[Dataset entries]
────────────────────
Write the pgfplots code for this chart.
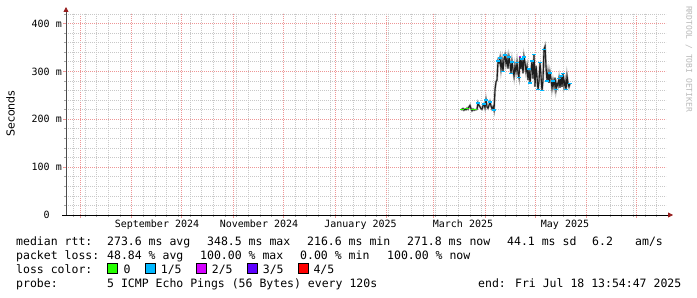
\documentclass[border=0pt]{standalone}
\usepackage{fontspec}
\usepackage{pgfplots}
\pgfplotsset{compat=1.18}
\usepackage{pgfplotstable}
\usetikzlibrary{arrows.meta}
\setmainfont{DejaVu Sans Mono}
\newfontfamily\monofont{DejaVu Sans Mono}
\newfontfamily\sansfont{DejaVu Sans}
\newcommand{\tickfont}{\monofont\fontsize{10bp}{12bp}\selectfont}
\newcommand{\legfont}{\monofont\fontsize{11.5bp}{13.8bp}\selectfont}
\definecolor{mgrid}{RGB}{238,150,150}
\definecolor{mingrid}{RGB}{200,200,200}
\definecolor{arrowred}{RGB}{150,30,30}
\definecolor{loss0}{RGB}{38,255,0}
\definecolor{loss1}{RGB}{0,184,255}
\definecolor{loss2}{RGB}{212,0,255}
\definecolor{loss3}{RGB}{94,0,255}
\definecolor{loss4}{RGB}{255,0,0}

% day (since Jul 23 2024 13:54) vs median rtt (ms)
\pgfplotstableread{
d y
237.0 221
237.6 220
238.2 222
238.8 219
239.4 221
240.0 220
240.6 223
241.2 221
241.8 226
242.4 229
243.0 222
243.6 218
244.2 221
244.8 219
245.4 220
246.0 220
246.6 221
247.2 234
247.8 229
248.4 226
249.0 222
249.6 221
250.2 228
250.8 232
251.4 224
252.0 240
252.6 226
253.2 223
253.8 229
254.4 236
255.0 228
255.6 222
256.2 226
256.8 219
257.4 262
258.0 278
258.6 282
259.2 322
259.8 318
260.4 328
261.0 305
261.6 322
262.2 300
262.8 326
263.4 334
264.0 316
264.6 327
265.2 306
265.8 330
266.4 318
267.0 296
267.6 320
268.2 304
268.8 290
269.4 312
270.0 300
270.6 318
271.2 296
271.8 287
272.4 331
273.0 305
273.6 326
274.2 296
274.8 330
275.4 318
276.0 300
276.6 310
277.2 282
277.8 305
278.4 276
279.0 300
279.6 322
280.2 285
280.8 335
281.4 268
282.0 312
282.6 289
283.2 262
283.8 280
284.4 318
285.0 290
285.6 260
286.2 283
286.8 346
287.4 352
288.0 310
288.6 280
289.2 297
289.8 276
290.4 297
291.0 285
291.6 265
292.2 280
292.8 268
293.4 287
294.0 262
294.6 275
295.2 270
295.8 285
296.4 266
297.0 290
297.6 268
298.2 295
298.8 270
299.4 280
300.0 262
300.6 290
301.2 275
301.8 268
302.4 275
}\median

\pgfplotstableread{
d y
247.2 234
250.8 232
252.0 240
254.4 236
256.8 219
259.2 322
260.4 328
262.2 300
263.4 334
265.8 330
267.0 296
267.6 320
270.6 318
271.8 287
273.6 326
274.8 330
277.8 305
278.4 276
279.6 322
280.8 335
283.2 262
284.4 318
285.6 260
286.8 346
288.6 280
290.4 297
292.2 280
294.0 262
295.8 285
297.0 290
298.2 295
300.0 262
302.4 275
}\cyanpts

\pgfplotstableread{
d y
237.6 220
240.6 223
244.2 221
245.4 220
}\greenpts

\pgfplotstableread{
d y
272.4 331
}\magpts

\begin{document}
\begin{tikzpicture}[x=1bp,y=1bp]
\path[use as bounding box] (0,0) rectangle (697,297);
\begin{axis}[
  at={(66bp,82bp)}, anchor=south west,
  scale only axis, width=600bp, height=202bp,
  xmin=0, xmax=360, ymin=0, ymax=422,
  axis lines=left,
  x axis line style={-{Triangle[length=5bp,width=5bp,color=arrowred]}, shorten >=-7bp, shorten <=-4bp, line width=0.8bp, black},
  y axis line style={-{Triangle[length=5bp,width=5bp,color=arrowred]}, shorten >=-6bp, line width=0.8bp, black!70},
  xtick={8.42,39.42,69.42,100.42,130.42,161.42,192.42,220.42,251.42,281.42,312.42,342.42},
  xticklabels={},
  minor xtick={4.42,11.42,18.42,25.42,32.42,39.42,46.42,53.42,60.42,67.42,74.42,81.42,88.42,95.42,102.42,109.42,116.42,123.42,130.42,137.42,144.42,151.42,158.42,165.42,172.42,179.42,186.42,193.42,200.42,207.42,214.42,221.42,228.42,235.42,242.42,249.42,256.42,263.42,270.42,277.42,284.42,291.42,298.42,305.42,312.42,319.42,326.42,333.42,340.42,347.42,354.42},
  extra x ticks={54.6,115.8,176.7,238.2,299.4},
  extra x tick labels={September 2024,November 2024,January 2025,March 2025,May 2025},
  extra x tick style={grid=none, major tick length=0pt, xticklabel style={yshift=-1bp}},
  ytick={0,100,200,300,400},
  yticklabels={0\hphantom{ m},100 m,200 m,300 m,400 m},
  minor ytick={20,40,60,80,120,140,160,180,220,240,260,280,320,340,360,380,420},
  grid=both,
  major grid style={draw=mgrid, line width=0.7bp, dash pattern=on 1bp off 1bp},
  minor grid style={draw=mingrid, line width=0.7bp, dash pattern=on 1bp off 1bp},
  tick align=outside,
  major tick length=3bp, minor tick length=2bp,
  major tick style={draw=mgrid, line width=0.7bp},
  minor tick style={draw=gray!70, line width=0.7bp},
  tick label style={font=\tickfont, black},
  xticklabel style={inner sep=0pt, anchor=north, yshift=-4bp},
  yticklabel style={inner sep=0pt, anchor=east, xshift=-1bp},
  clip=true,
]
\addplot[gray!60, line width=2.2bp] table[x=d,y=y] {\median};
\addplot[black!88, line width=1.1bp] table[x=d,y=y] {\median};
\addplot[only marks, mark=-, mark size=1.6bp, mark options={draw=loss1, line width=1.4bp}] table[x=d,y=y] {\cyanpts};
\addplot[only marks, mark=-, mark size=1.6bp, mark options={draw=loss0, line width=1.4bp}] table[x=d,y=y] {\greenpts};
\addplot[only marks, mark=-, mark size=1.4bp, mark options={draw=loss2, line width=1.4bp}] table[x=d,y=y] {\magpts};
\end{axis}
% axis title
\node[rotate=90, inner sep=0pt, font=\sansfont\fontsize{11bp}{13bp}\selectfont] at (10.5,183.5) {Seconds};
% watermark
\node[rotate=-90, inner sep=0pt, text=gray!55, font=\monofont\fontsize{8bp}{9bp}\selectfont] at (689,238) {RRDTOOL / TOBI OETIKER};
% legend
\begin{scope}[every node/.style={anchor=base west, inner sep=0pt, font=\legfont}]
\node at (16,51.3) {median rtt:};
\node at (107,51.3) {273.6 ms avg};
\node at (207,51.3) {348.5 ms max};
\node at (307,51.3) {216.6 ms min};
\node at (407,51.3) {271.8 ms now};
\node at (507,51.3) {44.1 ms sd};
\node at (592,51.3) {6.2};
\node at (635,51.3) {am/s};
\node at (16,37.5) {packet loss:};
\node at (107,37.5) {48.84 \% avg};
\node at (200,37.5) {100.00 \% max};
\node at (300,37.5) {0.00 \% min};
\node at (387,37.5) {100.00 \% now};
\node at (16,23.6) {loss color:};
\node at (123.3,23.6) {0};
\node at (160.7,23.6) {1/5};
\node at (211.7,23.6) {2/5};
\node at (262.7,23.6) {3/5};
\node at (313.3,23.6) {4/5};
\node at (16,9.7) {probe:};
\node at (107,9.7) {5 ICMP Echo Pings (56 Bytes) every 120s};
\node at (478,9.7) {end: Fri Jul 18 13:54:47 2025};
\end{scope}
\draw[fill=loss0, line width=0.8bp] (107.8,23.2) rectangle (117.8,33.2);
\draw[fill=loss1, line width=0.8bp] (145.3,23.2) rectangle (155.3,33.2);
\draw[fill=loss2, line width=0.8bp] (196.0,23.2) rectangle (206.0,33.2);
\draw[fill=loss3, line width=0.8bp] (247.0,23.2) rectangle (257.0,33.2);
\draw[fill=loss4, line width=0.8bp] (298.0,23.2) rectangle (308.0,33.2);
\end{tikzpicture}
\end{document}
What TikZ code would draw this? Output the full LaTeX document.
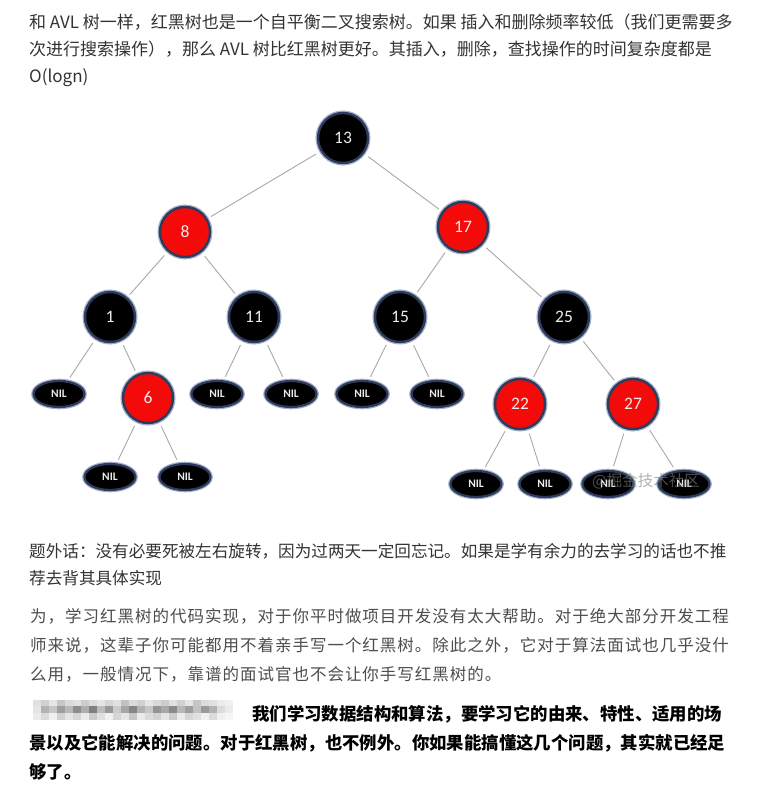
────────────────────
§ **What to do**
Find the lines above that include the string "this" and copy them.

§ **Response**
Write the pgfplots code for this chart.
What TikZ code would draw this? Output the full LaTeX document.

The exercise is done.